Above all, it is in this “facilities management” activity that Sodexo lost a “major contract”. The company’s CFO, Sébastien de Tramasure, told analysts that the loss of this contract would penalize its client retention rate by around 60 basis points (0.60 percentage points) in 2024. The manager nevertheless confirmed that the company still expected to achieve a retention rate of 96% in the 2023-2024 financial year.

“It is above all the loss of this contract which is causing the action to waver, retention is the component of growth most closely watched by the market,” estimates an analyst based in Paris.

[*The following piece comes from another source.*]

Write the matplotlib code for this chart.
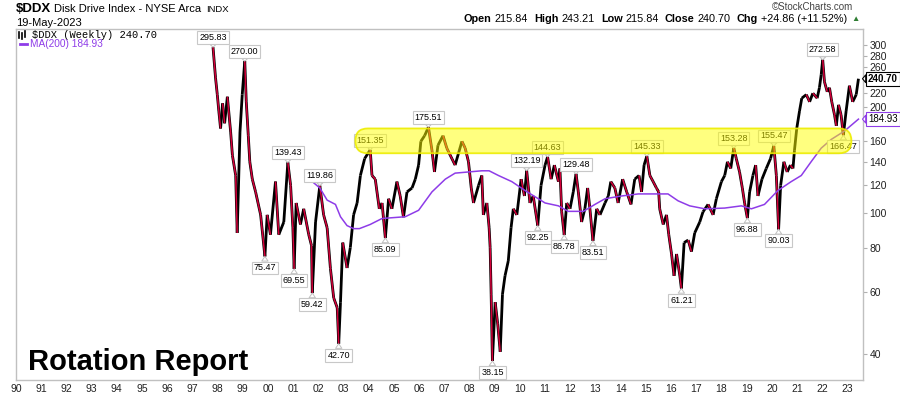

On the Paris Stock Exchange, Sodexo shares fell by 4.7% at around 2:30 p.m. after having fallen by up to 6.6% during the morning.

Sébastien de Tramasure specified that the loss of this contract would not have an impact on the group’s revenues for the 2023-2024 financial year, but the impact would then gradually be felt in the following financial year.

At the end of this quarter, Sodexo confirmed all of its outlook for the 2023-2024 financial year, namely like-for-like growth at the top of a range of between 6% and 8% and growth in its operating margin of 30 to 40 basis points at constant exchange rates.